As the Huffington Post reported during Biden’s visit to Colorado last week:

Vice President Joe Biden assured Colorado flood victims on Monday that the looming government shutdown would not cause them to lose federal aid.

During a visit to a Federal Emergency Management Agency resource center in Greeley, Colo., Biden promised cuts would not be made to such resource centers as a result of the “dysfunction of Congress.”

“I don’t want folks that are here in shelters or watching on TV seeing the dysfunction of Congress and thinking that all the relief efforts that they’re now betting from … are going to shut down,” Biden told flood victims. “They will not shut down, even if the Congress doesn’t fund the federal government.

Three days later, a FEMA spokesman told the Washington Post essentially the same thing:

“The response in Colorado will not be impacted by a government shutdown and we won’t see an impact to the individual assistance being provided to disaster survivors,” [FEMA spokesman Dan] Watson said.

One report found that a Utah National Guard unit was delaying their response to the flood because of a possible government shutdown, but that doesn’t have to happen.

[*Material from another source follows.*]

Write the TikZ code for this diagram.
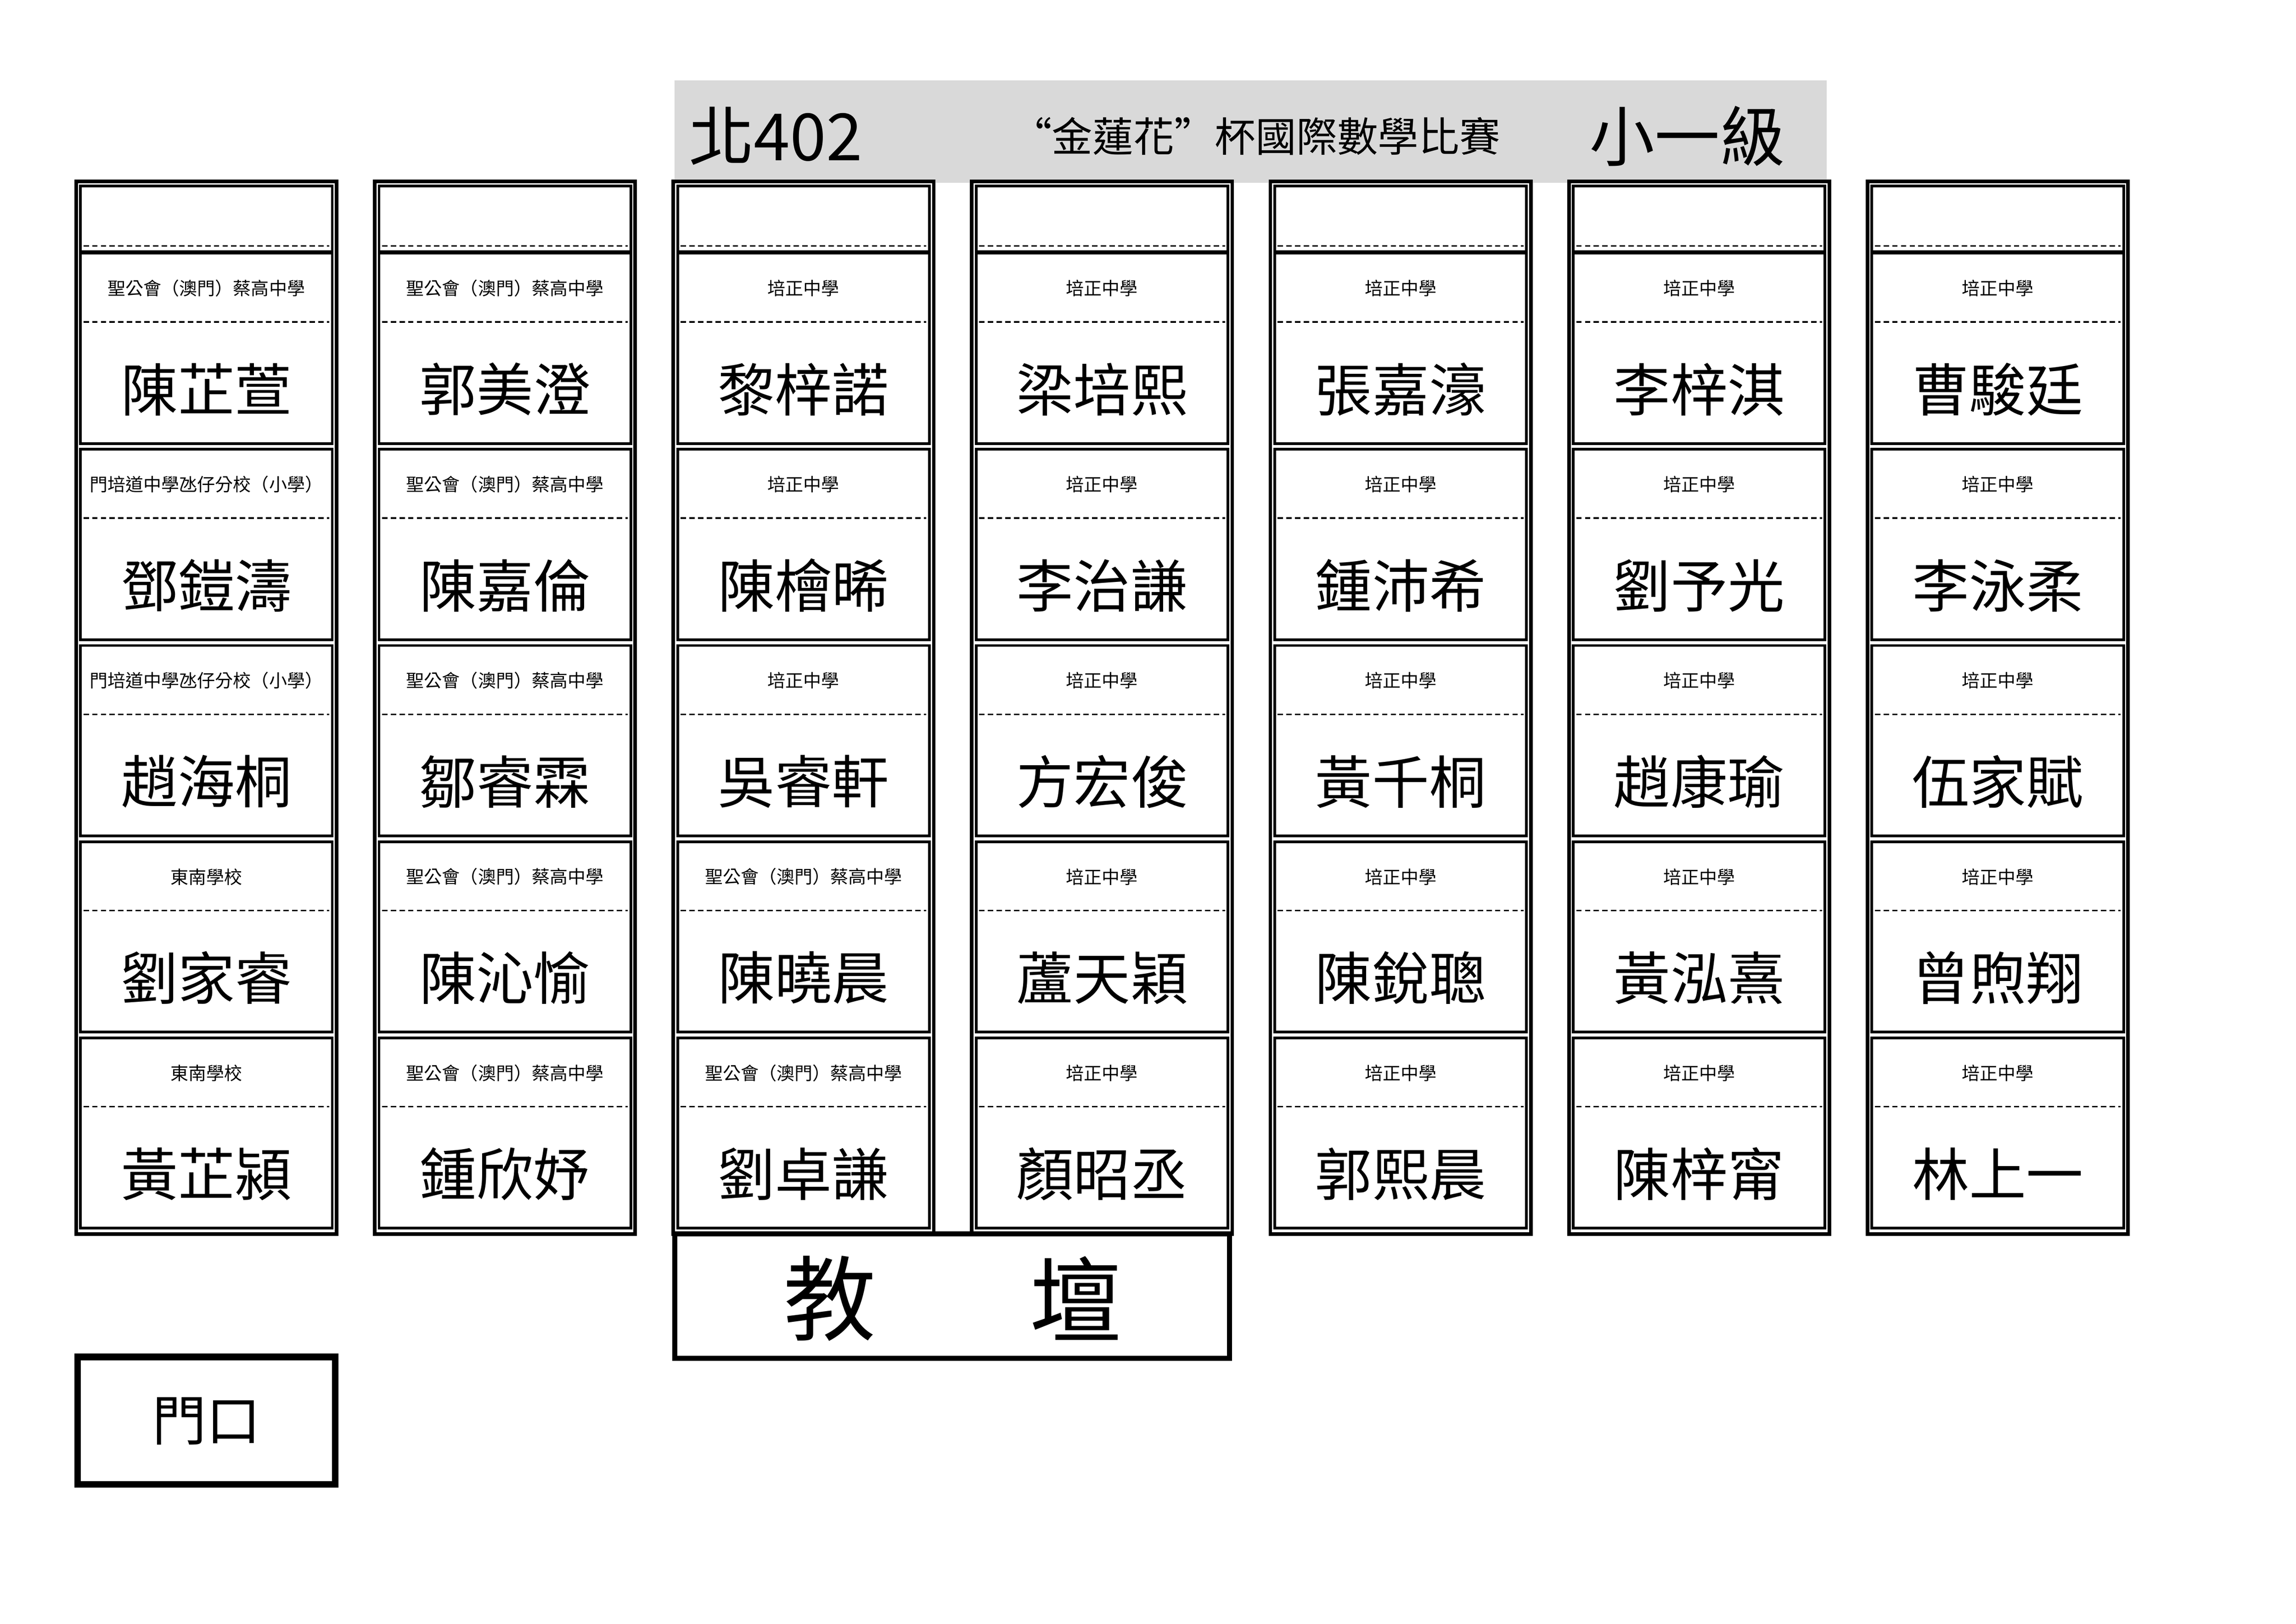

Obama’s Defense Department can make sure that Guard units don’t skip a beat on flood recovery, the Washington Post notes:

A planning document [pdf] the Pentagon drew up in advance of the possible government shutdown in October 2011 said National Guard duties would be terminated unless the Secretary of Defense approves those duties.

No, a government shutdown will not shut the flood recovery efforts down. It’s nothing more than brinksmanship BS.